Description of the task: From the first line of the listing below to the line with "const fontFamily = 'Liberation", print each line exactly, and nothing more. Leave out the pictures.

Data:
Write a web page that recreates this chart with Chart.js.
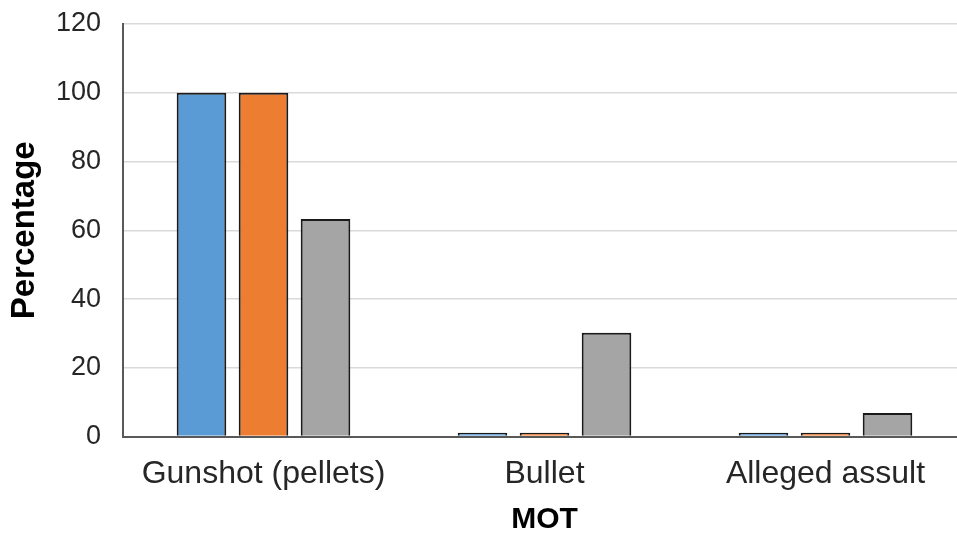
<!DOCTYPE html>
<html>
<head>
<meta charset="utf-8">
<script src="https://cdn.jsdelivr.net/npm/chart.js@4.4.0/dist/chart.umd.min.js"></script>
<style>
  html, body { margin: 0; padding: 0; background: #fff; overflow: hidden; }
  /* the plot runs a little past the right edge of the picture in the reference */
  #wrap { width: 966px; height: 534px; }
</style>
</head>
<body>
<div id="wrap"><canvas id="motChart"></canvas></div>
<script>
// Data
const categories = ['Gunshot (pellets)', 'Bullet', 'Alleged assult'];
const seriesA = [100, 1.1, 1.1];
const seriesB = [100, 1.1, 1.1];
const seriesC = [63.3, 30.2, 6.9];
const yTicks = [0, 20, 40, 60, 80, 100, 120];

const fontFamily = 'Liberation Sans, Arial, sans-serif';

const ctx = document.getElementById('motChart').getContext('2d');
const chart = new Chart(ctx, {
    type: 'bar',
    data: {
        labels: categories,
        datasets: [
            { label: 'A', data: seriesA, backgroundColor: '#5b9bd5', borderColor: '#1a1a1a', borderWidth: 2 },
            { label: 'B', data: seriesB, backgroundColor: '#ed7d31', borderColor: '#1a1a1a', borderWidth: 2 },
            { label: 'C', data: seriesC, backgroundColor: '#a5a5a5', borderColor: '#1a1a1a', borderWidth: 2 }
        ]
    },
    options: {
        responsive: true,
        maintainAspectRatio: false,
        animation: false,
        categoryPercentage: 0.662,
        barPercentage: 0.8,
        layout: { padding: { left: 0, right: 0, top: 24, bottom: 0 } },
        plugins: {
            legend: { display: false },
            tooltip: { enabled: false }
        },
        scales: {
            x: {
                grid: { display: false, drawTicks: false },
                border: { display: true, color: '#595959', width: 2 },
                ticks: {
                    color: '#262626',
                    font: { family: fontFamily, size: 32 },
                    padding: 18
                },
                title: {
                    display: true,
                    text: 'MOT',
                    color: '#000',
                    font: { family: fontFamily, size: 30, weight: 'bold' },
                    padding: { top: -9, bottom: -4 }
                }
            },
            y: {
                min: 0,
                max: 120,
                afterBuildTicks: (axis) => { axis.ticks = yTicks.map(v => ({ value: v })); },
                afterFit: (axis) => {
                    axis.width = 123;
                    axis.paddingTop = 0;
                    axis.paddingBottom = 0;
                },
                grid: { color: '#d9d9d9', lineWidth: 1.5, drawTicks: false },
                border: { display: true, color: '#595959', width: 2 },
                ticks: {
                    color: '#262626',
                    font: { family: fontFamily, size: 27 },
                    padding: 22
                },
                title: {
                    display: true,
                    text: 'Percentage',
                    color: '#000',
                    font: { family: fontFamily, size: 33, weight: 'bold' },
                    padding: { top: 5, bottom: 0 }
                }
            }
        }
    }
});
</script>
</body>
</html>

Correct output:
Write a web page that recreates this chart with Chart.js.
<!DOCTYPE html>
<html>
<head>
<meta charset="utf-8">
<script src="https://cdn.jsdelivr.net/npm/chart.js@4.4.0/dist/chart.umd.min.js"></script>
<style>
  html, body { margin: 0; padding: 0; background: #fff; overflow: hidden; }
  /* the plot runs a little past the right edge of the picture in the reference */
  #wrap { width: 966px; height: 534px; }
</style>
</head>
<body>
<div id="wrap"><canvas id="motChart"></canvas></div>
<script>
// Data
const categories = ['Gunshot (pellets)', 'Bullet', 'Alleged assult'];
const seriesA = [100, 1.1, 1.1];
const seriesB = [100, 1.1, 1.1];
const seriesC = [63.3, 30.2, 6.9];
const yTicks = [0, 20, 40, 60, 80, 100, 120];

const fontFamily = 'Liberation Sans, Arial, sans-serif';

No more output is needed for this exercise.